*GIVEN INSTRUCTION*: Skip every picture and transcribe the remaining material exactly.

*DATASET SECTION*:
══════════════════════════════
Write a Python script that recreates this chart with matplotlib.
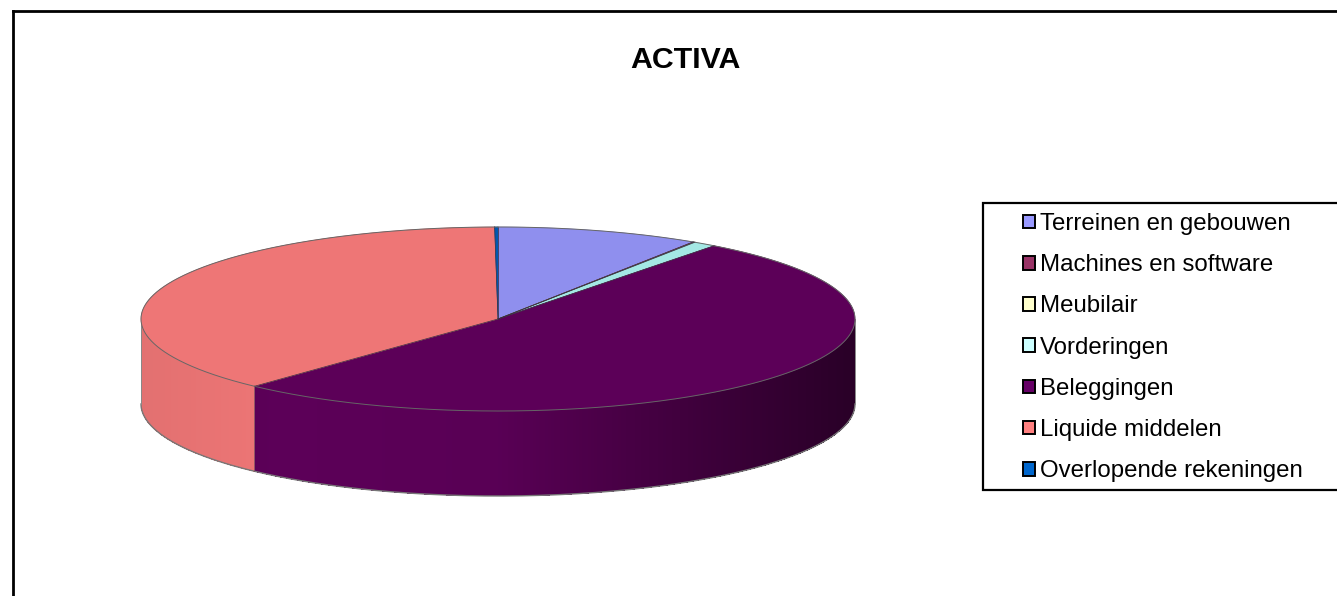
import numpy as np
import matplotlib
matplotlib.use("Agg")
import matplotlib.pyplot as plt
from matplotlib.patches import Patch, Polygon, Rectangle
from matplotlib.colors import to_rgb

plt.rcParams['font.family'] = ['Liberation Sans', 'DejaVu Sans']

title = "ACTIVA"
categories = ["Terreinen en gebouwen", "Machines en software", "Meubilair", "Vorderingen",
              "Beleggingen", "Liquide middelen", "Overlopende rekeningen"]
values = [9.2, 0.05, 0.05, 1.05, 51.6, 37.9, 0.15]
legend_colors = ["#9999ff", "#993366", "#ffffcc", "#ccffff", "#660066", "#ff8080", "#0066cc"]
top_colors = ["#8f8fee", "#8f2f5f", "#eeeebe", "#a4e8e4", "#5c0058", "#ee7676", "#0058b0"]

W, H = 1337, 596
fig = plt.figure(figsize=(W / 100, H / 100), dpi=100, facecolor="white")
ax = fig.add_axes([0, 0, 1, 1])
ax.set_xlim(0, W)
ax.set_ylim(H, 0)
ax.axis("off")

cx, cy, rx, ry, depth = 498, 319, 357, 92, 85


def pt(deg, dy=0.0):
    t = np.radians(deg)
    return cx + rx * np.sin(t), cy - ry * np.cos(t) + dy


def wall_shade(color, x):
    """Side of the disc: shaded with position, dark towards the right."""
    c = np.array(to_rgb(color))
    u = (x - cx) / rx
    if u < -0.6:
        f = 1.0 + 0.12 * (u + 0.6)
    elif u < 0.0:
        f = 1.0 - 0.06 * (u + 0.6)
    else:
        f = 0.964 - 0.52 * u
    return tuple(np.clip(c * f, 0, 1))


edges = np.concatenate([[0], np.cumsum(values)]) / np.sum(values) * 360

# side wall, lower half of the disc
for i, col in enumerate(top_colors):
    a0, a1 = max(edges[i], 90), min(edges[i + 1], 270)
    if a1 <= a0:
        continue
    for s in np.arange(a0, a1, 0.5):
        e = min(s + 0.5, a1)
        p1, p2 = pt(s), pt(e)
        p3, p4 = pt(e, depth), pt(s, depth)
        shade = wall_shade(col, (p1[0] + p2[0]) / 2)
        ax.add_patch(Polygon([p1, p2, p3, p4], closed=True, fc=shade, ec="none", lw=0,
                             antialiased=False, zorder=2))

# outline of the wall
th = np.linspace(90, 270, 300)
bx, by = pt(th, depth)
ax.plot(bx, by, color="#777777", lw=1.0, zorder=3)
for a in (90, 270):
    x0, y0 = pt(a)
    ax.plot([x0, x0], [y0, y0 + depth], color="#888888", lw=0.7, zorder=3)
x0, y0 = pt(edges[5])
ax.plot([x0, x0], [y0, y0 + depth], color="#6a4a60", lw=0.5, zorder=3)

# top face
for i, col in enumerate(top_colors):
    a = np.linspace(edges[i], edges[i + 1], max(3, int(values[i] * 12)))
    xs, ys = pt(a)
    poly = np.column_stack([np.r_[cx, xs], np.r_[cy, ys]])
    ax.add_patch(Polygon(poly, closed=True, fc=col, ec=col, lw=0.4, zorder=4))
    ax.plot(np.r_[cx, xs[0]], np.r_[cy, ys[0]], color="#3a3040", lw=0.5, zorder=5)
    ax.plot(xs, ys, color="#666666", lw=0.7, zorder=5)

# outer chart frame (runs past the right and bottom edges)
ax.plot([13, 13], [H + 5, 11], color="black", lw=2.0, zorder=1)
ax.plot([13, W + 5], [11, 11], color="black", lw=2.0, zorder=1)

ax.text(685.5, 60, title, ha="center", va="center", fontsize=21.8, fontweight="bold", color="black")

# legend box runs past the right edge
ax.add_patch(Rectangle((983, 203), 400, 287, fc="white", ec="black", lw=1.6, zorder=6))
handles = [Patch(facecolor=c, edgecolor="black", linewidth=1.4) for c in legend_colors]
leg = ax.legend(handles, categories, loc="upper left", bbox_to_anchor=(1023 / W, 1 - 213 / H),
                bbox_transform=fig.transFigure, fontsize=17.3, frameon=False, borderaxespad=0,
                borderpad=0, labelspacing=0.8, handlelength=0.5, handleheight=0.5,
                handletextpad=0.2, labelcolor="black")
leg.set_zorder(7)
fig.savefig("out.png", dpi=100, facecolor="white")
══════════════════════════════
*RESPONSE BELOW*:
Write a Python script that recreates this chart with matplotlib.
import numpy as np
import matplotlib
matplotlib.use("Agg")
import matplotlib.pyplot as plt
from matplotlib.patches import Patch, Polygon, Rectangle
from matplotlib.colors import to_rgb

plt.rcParams['font.family'] = ['Liberation Sans', 'DejaVu Sans']

title = "ACTIVA"
categories = ["Terreinen en gebouwen", "Machines en software", "Meubilair", "Vorderingen",
              "Beleggingen", "Liquide middelen", "Overlopende rekeningen"]
values = [9.2, 0.05, 0.05, 1.05, 51.6, 37.9, 0.15]
legend_colors = ["#9999ff", "#993366", "#ffffcc", "#ccffff", "#660066", "#ff8080", "#0066cc"]
top_colors = ["#8f8fee", "#8f2f5f", "#eeeebe", "#a4e8e4", "#5c0058", "#ee7676", "#0058b0"]

W, H = 1337, 596
fig = plt.figure(figsize=(W / 100, H / 100), dpi=100, facecolor="white")
ax = fig.add_axes([0, 0, 1, 1])
ax.set_xlim(0, W)
ax.set_ylim(H, 0)
ax.axis("off")

cx, cy, rx, ry, depth = 498, 319, 357, 92, 85


def pt(deg, dy=0.0):
    t = np.radians(deg)
    return cx + rx * np.sin(t), cy - ry * np.cos(t) + dy


def wall_shade(color, x):
    """Side of the disc: shaded with position, dark towards the right."""
    c = np.array(to_rgb(color))
    u = (x - cx) / rx
    if u < -0.6:
        f = 1.0 + 0.12 * (u + 0.6)
    elif u < 0.0:
        f = 1.0 - 0.06 * (u + 0.6)
    else:
        f = 0.964 - 0.52 * u
    return tuple(np.clip(c * f, 0, 1))


edges = np.concatenate([[0], np.cumsum(values)]) / np.sum(values) * 360

# side wall, lower half of the disc
for i, col in enumerate(top_colors):
    a0, a1 = max(edges[i], 90), min(edges[i + 1], 270)
    if a1 <= a0:
        continue
    for s in np.arange(a0, a1, 0.5):
        e = min(s + 0.5, a1)
        p1, p2 = pt(s), pt(e)
        p3, p4 = pt(e, depth), pt(s, depth)
        shade = wall_shade(col, (p1[0] + p2[0]) / 2)
        ax.add_patch(Polygon([p1, p2, p3, p4], closed=True, fc=shade, ec="none", lw=0,
                             antialiased=False, zorder=2))

# outline of the wall
th = np.linspace(90, 270, 300)
bx, by = pt(th, depth)
ax.plot(bx, by, color="#777777", lw=1.0, zorder=3)
for a in (90, 270):
    x0, y0 = pt(a)
    ax.plot([x0, x0], [y0, y0 + depth], color="#888888", lw=0.7, zorder=3)
x0, y0 = pt(edges[5])
ax.plot([x0, x0], [y0, y0 + depth], color="#6a4a60", lw=0.5, zorder=3)

# top face
for i, col in enumerate(top_colors):
    a = np.linspace(edges[i], edges[i + 1], max(3, int(values[i] * 12)))
    xs, ys = pt(a)
    poly = np.column_stack([np.r_[cx, xs], np.r_[cy, ys]])
    ax.add_patch(Polygon(poly, closed=True, fc=col, ec=col, lw=0.4, zorder=4))
    ax.plot(np.r_[cx, xs[0]], np.r_[cy, ys[0]], color="#3a3040", lw=0.5, zorder=5)
    ax.plot(xs, ys, color="#666666", lw=0.7, zorder=5)

# outer chart frame (runs past the right and bottom edges)
ax.plot([13, 13], [H + 5, 11], color="black", lw=2.0, zorder=1)
ax.plot([13, W + 5], [11, 11], color="black", lw=2.0, zorder=1)

ax.text(685.5, 60, title, ha="center", va="center", fontsize=21.8, fontweight="bold", color="black")

# legend box runs past the right edge
ax.add_patch(Rectangle((983, 203), 400, 287, fc="white", ec="black", lw=1.6, zorder=6))
handles = [Patch(facecolor=c, edgecolor="black", linewidth=1.4) for c in legend_colors]
leg = ax.legend(handles, categories, loc="upper left", bbox_to_anchor=(1023 / W, 1 - 213 / H),
                bbox_transform=fig.transFigure, fontsize=17.3, frameon=False, borderaxespad=0,
                borderpad=0, labelspacing=0.8, handlelength=0.5, handleheight=0.5,
                handletextpad=0.2, labelcolor="black")
leg.set_zorder(7)
fig.savefig("out.png", dpi=100, facecolor="white")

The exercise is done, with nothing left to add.